Persia -- as Iran was known in the Western world for most of its history -- has learned skillfully to play one outside power off against another to ensure its own national and cultural survival.

During the era of European empires, Persian shahs were caught between the pressures of the Russians and the British. They used one to counterbalance the other.* The British have gone, but the Russians are still there.* And the counterbalance to the Russians today is the US.

Iranian recognition of that is implicit in Ayatollah Ruhollah Khomeini's often overlooked refusal to align revolutionary Iran in any way with the Soviet Union during the wrangling with the US over the hostages. To the Ayatollah, the USSR is another "Satan" in the same camp as the US -- even of one less responsible than the US for the corruption of Persian religion and integrity identified with the reign of the Pahlavi Shah ousted two years ago.

Often overlooked, too, are the anathemas on Moscow pronounced by the Ayatollah since the Soviet military intervention in neighboring Afghanistan a year ago.

Can a release of the hostages then clear the way for revolutionary Iran to seek rapprochement with the US to counter the Soviet threat?

Today, that threat is not simply from the north and the shores of the Caspian Sea as in the days of the czars and of Stalin. Since Leonid Brezhnev sent his troops at Christmas 1979 in an outflanking move over the Hindu Kush, the Soviets are in a position to apply direct military pressure on Iran from the east, from along the entire expanse of the Afghan border, sweeping southward to Baluchistan.

Yet despite this increased Soviet threat, the players in the unfinished drama within revolutionary Iran are unlikely to rush to shake hands, link arms, or (more extravagantly) embrace the evident American counterweight.* The unfinished business of the revolution and the unresolved struggle for ultimate and definitive control of post-shah Iran make that highly improbable.

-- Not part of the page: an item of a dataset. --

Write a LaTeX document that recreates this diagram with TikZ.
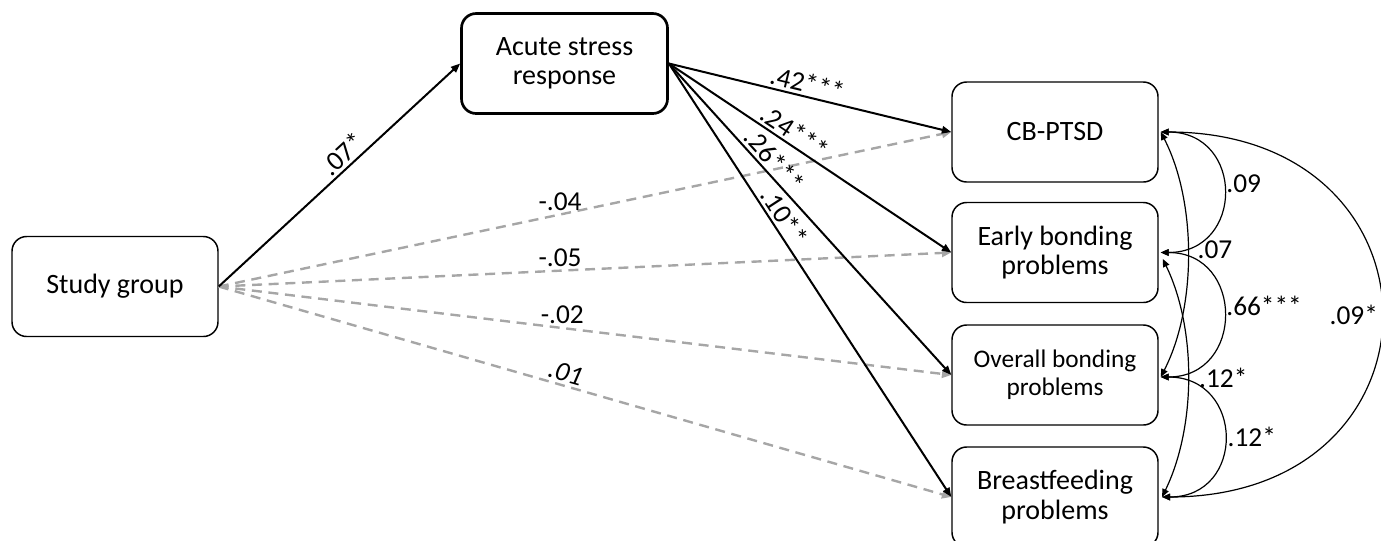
\documentclass[tikz,border=0pt]{standalone}
\usepackage{fontspec}
\setmainfont{Carlito}
\usetikzlibrary{arrows.meta}
\definecolor{dgray}{HTML}{A6A6A6}
\begin{document}
\begin{tikzpicture}[x=0.75pt,y=-0.75pt,
 box/.style={draw, rounded corners=11pt, line width=1.1pt, minimum width=154.5pt, minimum height=75pt, align=center, inner sep=0pt, font=\fontsize{21}{22}\selectfont},
 solidarr/.style={line width=1.5pt, -{Triangle[length=7pt,width=5.5pt]}},
 dasharr/.style={line width=1.8pt, draw=dgray, dash pattern=on 7.5pt off 5pt, -{Triangle[length=7pt,width=6pt]}},
 cov/.style={line width=0.9pt, {Triangle[length=6pt,width=5pt]}-{Triangle[length=6pt,width=5pt]}},
 lab/.style={font=\fontsize{20.5}{22}\selectfont, text=black, inner sep=2pt}
]
\useasboundingbox (0,0) rectangle (1381,540);

\node[box] (study) at (115,286.5) {Study group};
\node[box, line width=2pt] (acute) at (564.5,63.5) {Acute stress\\response};
\node[box] (cb) at (1055,132) {CB-PTSD};
\node[box] (early) at (1055,252.5) {Early bonding\\problems};
\node[box, font=\fontsize{19}{21}\selectfont] (overall) at (1055,375) {Overall bonding\\problems};
\node[box] (breast) at (1055,497) {Breastfeeding\\problems};

% dashed direct paths
\draw[dasharr] (study.east) -- node[lab,pos=0.466,above]{-.04} (cb.west);
\draw[dasharr] (study.east) -- node[lab,pos=0.466,above]{-.05} (early.west);
\draw[dasharr] (study.east) -- node[lab,pos=0.469,above]{-.02} (overall.west);
\draw[dasharr] (study.east) -- node[lab,pos=0.469,above,sloped]{\itshape .01} (breast.west);

% solid paths
\draw[solidarr] (study.east) -- node[lab,pos=0.55,above,sloped]{.07*} (acute.west);
\draw[solidarr] (acute.east) -- node[lab,pos=0.48,above,sloped]{.42***} (cb.west);
\draw[solidarr] (acute.east) -- node[lab,pos=0.42,above,sloped]{.24***} (early.west);
\draw[solidarr] (acute.east) -- node[lab,pos=0.34,above,sloped]{.26***} (overall.west);
\draw[solidarr] (acute.east) -- node[lab,pos=0.37,above,sloped]{.10**} (breast.west);

% covariances
\draw[cov] ([xshift=1.5pt]cb.east) .. controls +(84,0) and +(84,0) .. ([xshift=1.5pt]early.east) node[lab,pos=0.45,right]{.09};
\draw[cov] ([xshift=1.5pt]early.east) .. controls +(84,0) and +(84,0) .. ([xshift=1.5pt,yshift=-1.5pt]overall.east) node[lab,pos=0.45,right]{.66***};
\draw[cov] ([xshift=1.5pt,yshift=-1.5pt]overall.east) .. controls +(84,0) and +(84,0) .. ([xshift=2.5pt]breast.east) node[lab,pos=0.5,right]{.12*};
\draw[cov] ([xshift=1.5pt]cb.east) .. controls +(36,70) and +(36,-70) .. ([xshift=1.5pt,yshift=-1.5pt]overall.east) node[lab,pos=0.48,right,xshift=5pt]{.07};
\draw[cov] ([xshift=3pt,yshift=-4.8pt]early.east) .. controls +(34,70) and +(34,-70) .. ([xshift=2.5pt]breast.east) node[lab,pos=0.5,right,xshift=6pt]{.12*};
\draw[cov] ([xshift=1.5pt]cb.east) .. controls +(293,0) and +(293,0) .. ([xshift=2.5pt]breast.east) node[lab,pos=0.5,left]{.09*};
\end{tikzpicture}
\end{document}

The clerical fundamentalists and their men (notably Prime Minister Muhammad Ali Rajai) seem on top at the moment. But maneuvering or scheming to shove them aside are: the secular and "liberal" revolutionaries symbolized by President Abolhassan Bani-Sadr; and, from the other side, the radical left -- the pro-Moscow and outwardly pro-Khomeini orthodox communist Tudeh Party, the Marxist Fedayeen, and the Islamic leftist Mujahideen.

If the classical pattern of revolution unfolds in Iran, there is a third potential source of danger for the currently dominant fundamentalists. That is the emergence of an Iranian Cromwell or Bonaparte who might come forward triumphantly to restore order once further revolutionary turmoil was seen at the popular level to be more destructive than constructive.

Prime Minister Rajai's caution in negotiating the hostage release suggests how damaging politically any charge of "sellout" or of being "soft on America" still is -- two years after the revolution. Whoever is in charge in Iran in the months, perhaps years ahead, will not want to lay himself open to any such charge.

The safer course will seem to lie in continuing to be "beastly" to a US represented as "corrupting" and "satanic."